Zu Details der neuen Kooperation unter erschwerten Bedingungen wollten sich Pevenage und Ullrich nicht äußern. «Ich habe einen Deal mit Jan, und dem vertraue ich.» Wer den 49-jährigen Belgier, der als Baumeister der Ullrich-Karriere gilt, bezahlt, und ob der mit Team- Manager Walter Godefroot zerstrittene Pevenage bei den Rennen in einem Begleitwagen sitzen kann, bleibt unklar. «Ich glaube Jan wird nicht mit einem Teil des Teams ins Trainingslager nach Südafrika reisen. Im Dezember beginnt er sein konzentriertes Programm wahrscheinlich in Italien oder Spanien», sagte Pevenage.
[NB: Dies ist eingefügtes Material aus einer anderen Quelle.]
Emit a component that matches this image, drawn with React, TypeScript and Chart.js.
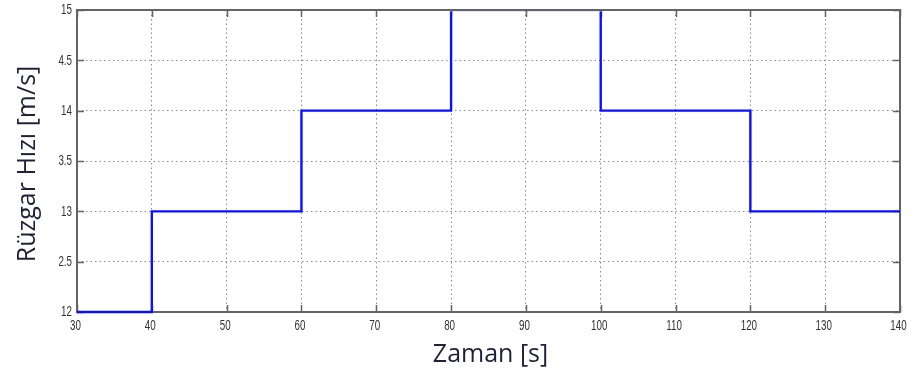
import React, { useEffect, useRef } from "react";
import { Chart, registerables } from "chart.js";

Chart.register(...registerables);

// Step profile of wind speed over time
const times = [30, 40, 60, 80, 100, 120, 140];
const speeds = [12, 13, 14, 15, 14, 13, 13];

// Axis ticks
const xTicks = [30, 40, 50, 60, 70, 80, 90, 100, 110, 120, 130, 140];
const xTickLabels = ["30", "40", "50", "60", "70", "80", "90", "100", "110", "120", "130", "140"];
const yTickValues = [12, 12.5, 13, 13.5, 14, 14.5, 15];
const yTickLabels = ["12", "2.5", "13", "3.5", "14", "4.5", "15"];

const xTitle = "Zaman [s]";
const yTitle = "Rüzgar Hızı [m/s]";

const W = 916;
const H = 376;
const FRAME = "#646464";
const LABEL = "#333333";
const TICK_FONT = '14px "Liberation Sans", Arial, sans-serif';
const SQUEEZE = 0.7;

// Draws a narrow tick label centred (or right-aligned) at x,y
function narrowText(ctx: CanvasRenderingContext2D, text: string, x: number, y: number, align: "center" | "right") {
  ctx.save();
  ctx.translate(x, y);
  ctx.scale(SQUEEZE, 1);
  ctx.textAlign = align;
  ctx.textBaseline = "middle";
  ctx.fillText(text, 0, 0);
  ctx.restore();
}

const framePlugin = {
  id: "matlabFrame",
  beforeDatasetsDraw(chart: any) {
    const { ctx, chartArea: a, scales } = chart;
    const xs = scales.x;
    const ys = scales.y;
    ctx.save();
    ctx.strokeStyle = FRAME;
    ctx.lineWidth = 1.5;
    ctx.setLineDash([]);
    const tl = 7;
    ctx.beginPath();
    xs.ticks.forEach((t: any) => {
      const px = Math.round(xs.getPixelForValue(t.value)) + 0.5;
      ctx.moveTo(px, a.bottom);
      ctx.lineTo(px, a.bottom - tl);
      ctx.moveTo(px, a.top);
      ctx.lineTo(px, a.top + tl);
    });
    ys.ticks.forEach((t: any) => {
      const py = Math.round(ys.getPixelForValue(t.value)) + 0.5;
      ctx.moveTo(a.left, py);
      ctx.lineTo(a.left + tl, py);
      ctx.moveTo(a.right, py);
      ctx.lineTo(a.right - tl, py);
    });
    ctx.stroke();
    ctx.lineWidth = 2;
    ctx.strokeRect(a.left, a.top, a.right - a.left, a.bottom - a.top);
    ctx.restore();
  },
  afterDraw(chart: any) {
    const { ctx, chartArea: a, scales } = chart;
    const xs = scales.x;
    const ys = scales.y;
    ctx.save();
    ctx.fillStyle = LABEL;
    ctx.font = TICK_FONT;
    xs.ticks.forEach((t: any, i: number) => {
      const px = xs.getPixelForValue(t.value);
      narrowText(ctx, xTickLabels[i], px - 1.5, a.bottom + 14, "center");
    });
    ys.ticks.forEach((t: any) => {
      const i = yTickValues.indexOf(t.value);
      const py = ys.getPixelForValue(t.value);
      narrowText(ctx, i >= 0 ? yTickLabels[i] : "", a.left - 5, py + 0.5, "right");
    });
    ctx.restore();

    ctx.save();
    ctx.fillStyle = "#1e2238";
    ctx.font = '25px "Open Sans", "Noto Sans", sans-serif';
    ctx.textAlign = "center";
    ctx.textBaseline = "middle";
    ctx.fillText(xTitle, (a.left + a.right) / 2 + 2, 355);
    ctx.translate(28, 164);
    ctx.rotate(-Math.PI / 2);
    ctx.fillText(yTitle, 0, 0);
    ctx.restore();
  },
};

export default function App() {
  const ref = useRef<HTMLCanvasElement>(null);

  useEffect(() => {
    document.body.style.margin = "0";
    const canvas = ref.current!;
    const chart = new Chart(canvas, {
      type: "line",
      data: {
        datasets: [
          {
            data: times.map((t, i) => ({ x: t, y: speeds[i] })),
            borderColor: "#0a10ff",
            borderWidth: 2.4,
            pointRadius: 0,
            stepped: "before",
            fill: false,
            // the upper box edge stays on top, the lower edge stays under the line
            clip: { left: 4, right: 4, top: -1.5, bottom: 4 },
          },
        ],
      },
      options: {
        animation: false,
        responsive: false,
        devicePixelRatio: 1,
        layout: { padding: { top: 10, right: 16, left: 0, bottom: 0 } },
        plugins: {
          legend: { display: false },
          tooltip: { enabled: false },
        },
        scales: {
          x: {
            type: "linear",
            min: 30,
            max: 140,
            afterBuildTicks: (s: any) => {
              s.ticks = xTicks.map((v) => ({ value: v }));
            },
            afterFit: (s: any) => {
              s.height = 64;
            },
            grid: { color: "#8a8a8a", lineWidth: 1, drawTicks: false },
            border: { display: false, dash: [1.5, 3] },
            ticks: { display: false, autoSkip: false },
          },
          y: {
            type: "linear",
            min: 12,
            max: 15,
            afterBuildTicks: (s: any) => {
              s.ticks = yTickValues.map((v) => ({ value: v }));
            },
            afterFit: (s: any) => {
              s.width = 77;
            },
            grid: { color: "#8a8a8a", lineWidth: 1, drawTicks: false },
            border: { display: false, dash: [1.5, 3] },
            ticks: { display: false, autoSkip: false },
          },
        },
      },
      plugins: [framePlugin],
    } as any);
    return () => chart.destroy();
  }, []);

  return (
    <div style={{ width: W, height: H, background: "#fff" }}>
      <canvas ref={ref} width={W} height={H} style={{ display: "block" }} />
    </div>
  );
}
Neben Ullrich sieht Armstrong für 2004 den in diesem Jahr gestürzten Spanier Joseba Beloki, den diesjährigen Tour-Dritten Alexander Winokurow (Kasachstan) und den Italiener Ivan Basso als Hauptkonkurrenten für die 91. Tour, die am 3. Juli in Lüttich/Belgien mit einem 6-km-Prolog beginnt. Höhepunkt wird ein 15 km langes Bergzeitfahren nach L'Alpe d'Huez - vier Tage vor dem Tour-Finale - sein. Die Prestige-Etappe in den 1850 m hoch gelegenen Skiort in den Alpen gewann Armstrong 2001. Bei seinen bisher sechs Tour-Auftritten belegte Ullrich in Paris fünf Mal Platz zwei und gewann 1997.